Balancing Productivity and Happiness

Micah Wedemeyer writes on that lost in the debate regarding telecommuting and productivity is personal happiness.

Even if it were true that telecommuters are less productive than office workers (a point he does not concede), so what?

If maximizing productivity for the company is all that matters, then you should never drink alcohol, always get a good night’s sleep but not too much, take an even measure of Adderall and caffeine every day, never have children, and take all sick relatives off life support. Ridiculous, right? That’s because workplace productivity is not the be-all-end-all of our lives. And for me, working from home provides the right balance of productivity and happiness.

It’s that balance that companies should focus on, not whether an employee works in the office or telecommutes. Lean too far to the “happiness” side and business urgency may be lost; lean too far to the “productivity” side and employees will burn out and quit the first chance they get.

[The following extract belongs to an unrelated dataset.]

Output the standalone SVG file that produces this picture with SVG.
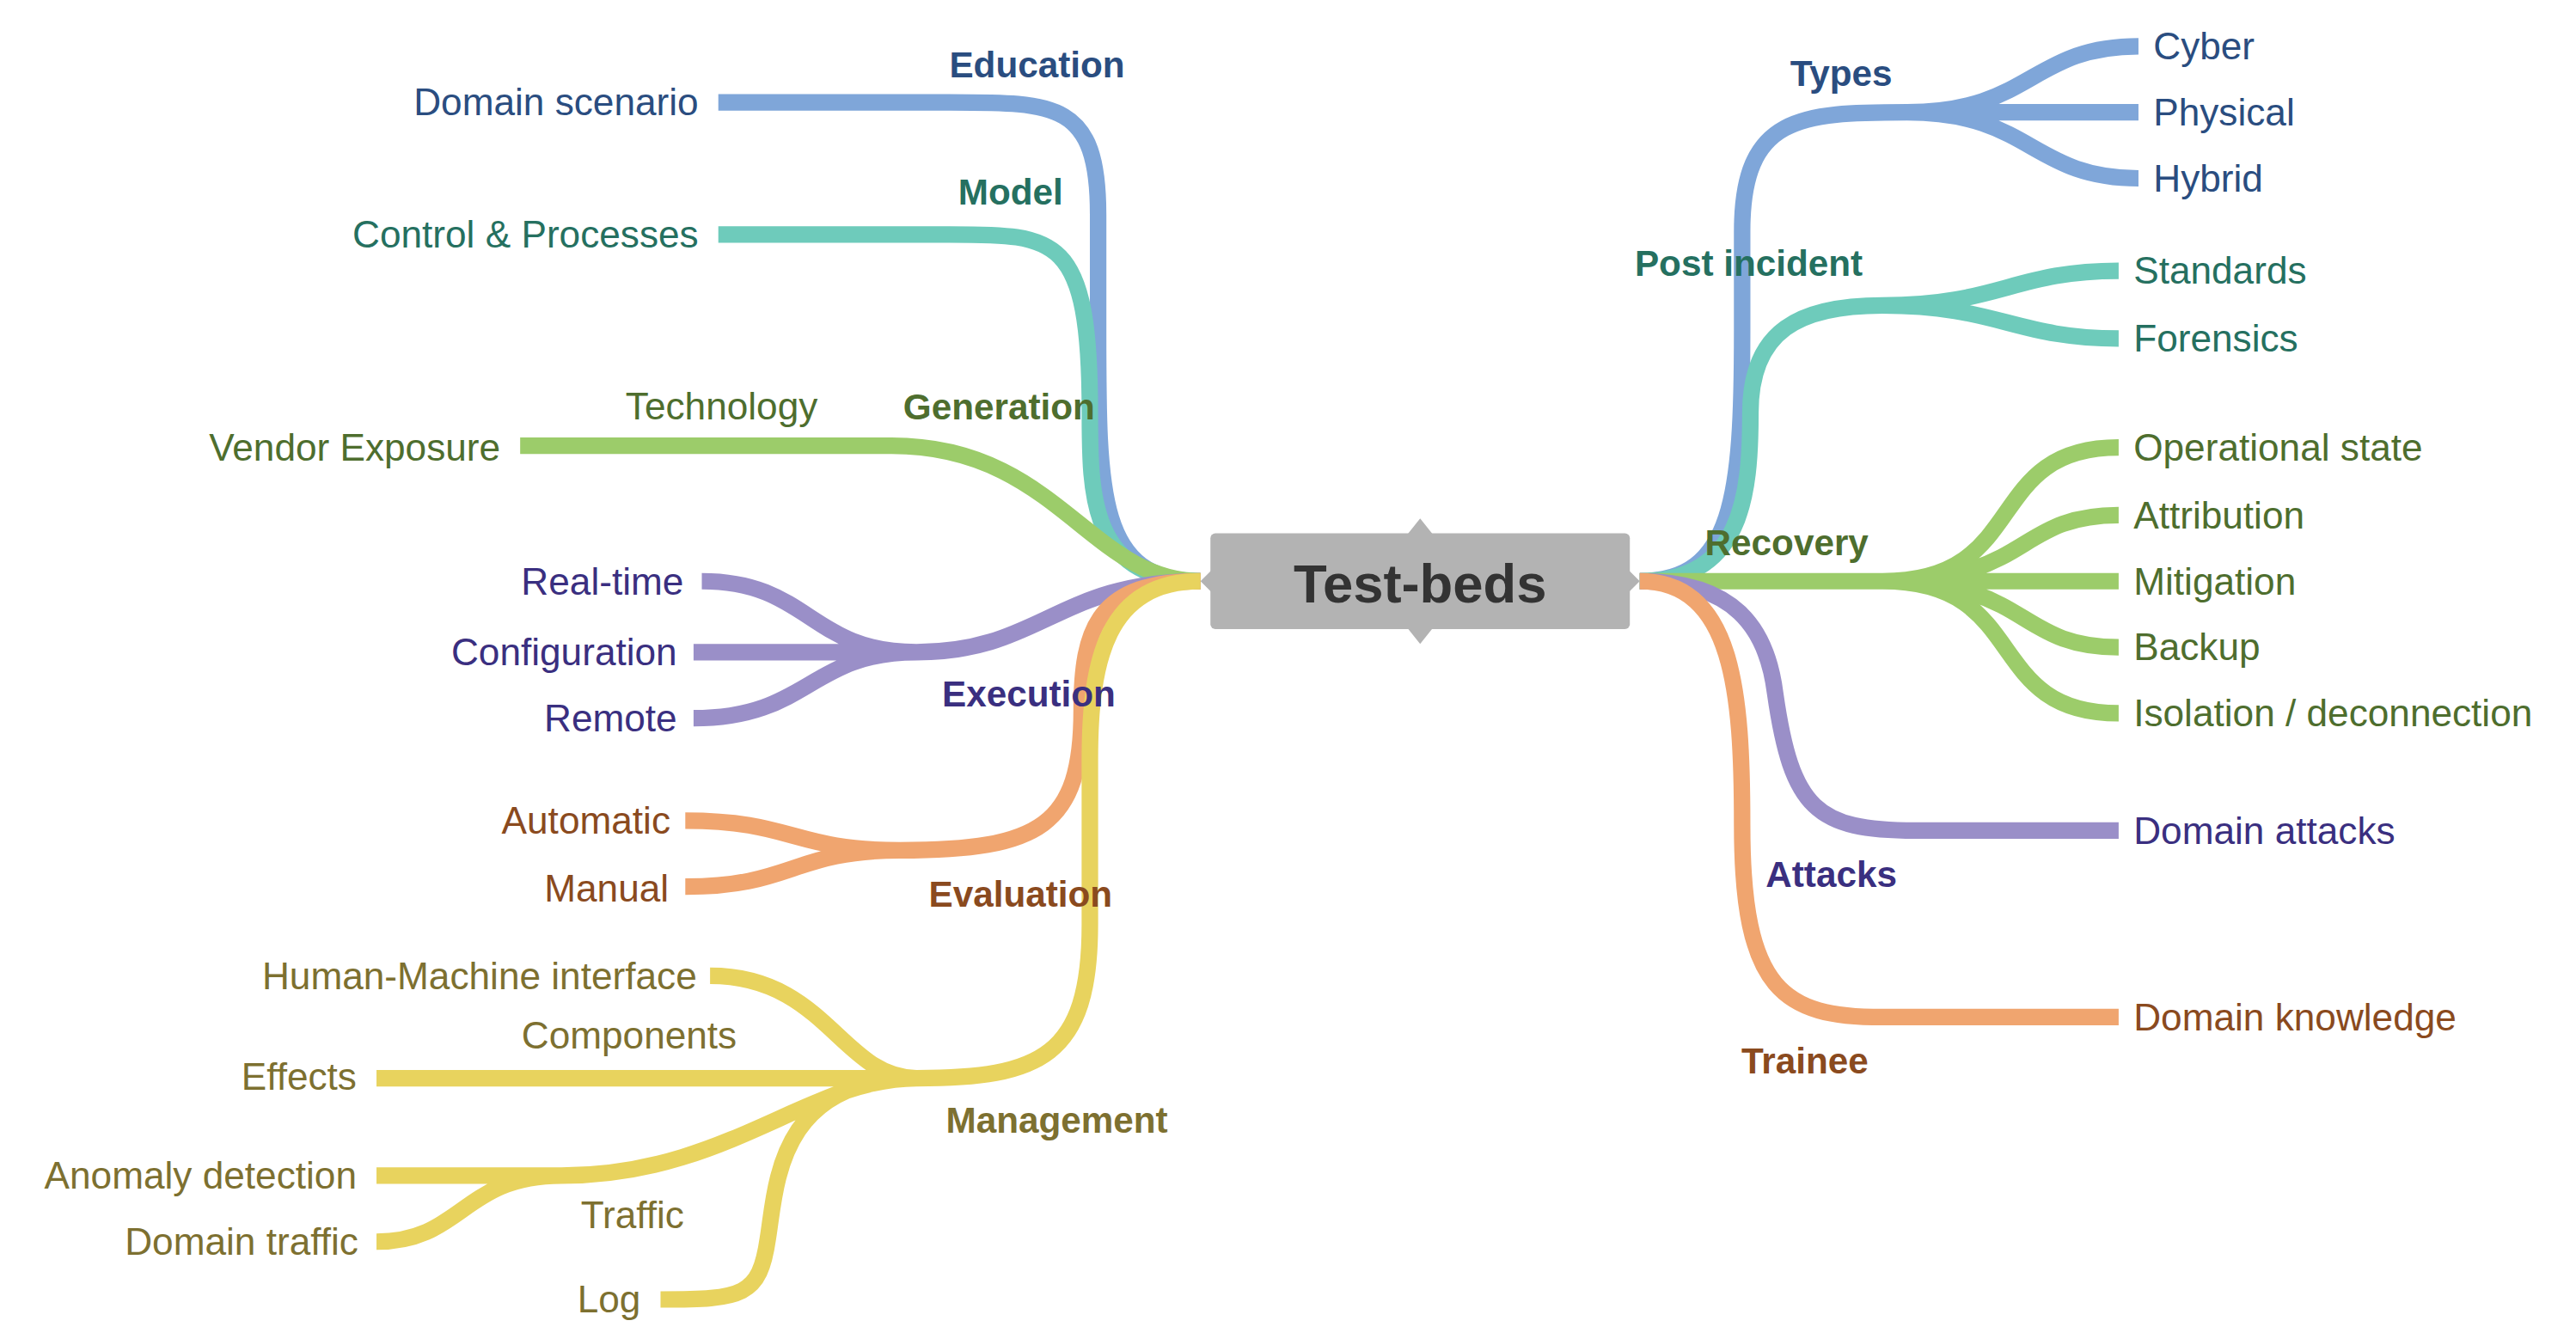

Companies that get the balance right will have engaged, motivated employees regardless of where they work.

Telecommuter Blues

Last week Yahoo CEO Marissa Mayer launched a brouhaha regarding telecommuting by mostly banning the practice at Yahoo (turns out that genuine abuse may have prompted the decision).

Now Best Buy has ended its ROWE (Results Only Work Environment) policy for corporate employees for much the same reasons as Yahoo.

I’ve been a full-time telecommuter for six out of the last ten years, so I thought I’d weigh in:

  1. Successful telecommuting requires managers to communicate clear, measurable goals that telecommuters must attain. If those goals are not being met — as with any office employee — then it’s incumbent upon leadership to follow up with the employee to find out what happened. If telecommuting employees consistently do not meet their goals, then fire them just like any office employee.
  2. Employees can “slack off” in an office just as well as from home. I used to work in an office cubicle next to guys who’d spend hours each day talking about their fantasy football line-ups; the ladies on the other side of me grumbled about the latest singer to get booted off American Idol. Working in an office does not stop “slacking.”

    It goes back to expectations and goals — if telecommuters are meeting and/or exceeding their goals, then why should it matter if they spend a five hours a day on Facebook? And if the goals/expectations are too light, then shouldn’t managers adjust them to fill out the employee’s day?

  3. Yahoo says they need “all hands on deck” for face-to-face collaboration. This is the flimsiest of their excuses, especially from an internet company. There are plenty of thriving companies today with remote employees who collaborate just fine. Again, if collaboration is not taking place among telecommuters, then that is a failure of leadership and imaginative use of existing technology, not telecommuting.
  4. However, telecommuting is not for every one or every job. Some people are more productive in an office setting, while others are more productive when they work quietly by themselves. Some jobs require office “face time,” while others can be done at home. It should be up to managers and employees to decide which situation fits the job and the person.

Telecommuting is a valid work option for managers and employees who agree to clear expectations and goals. Banning it for everyone is lazy policy and makes a company look desperate.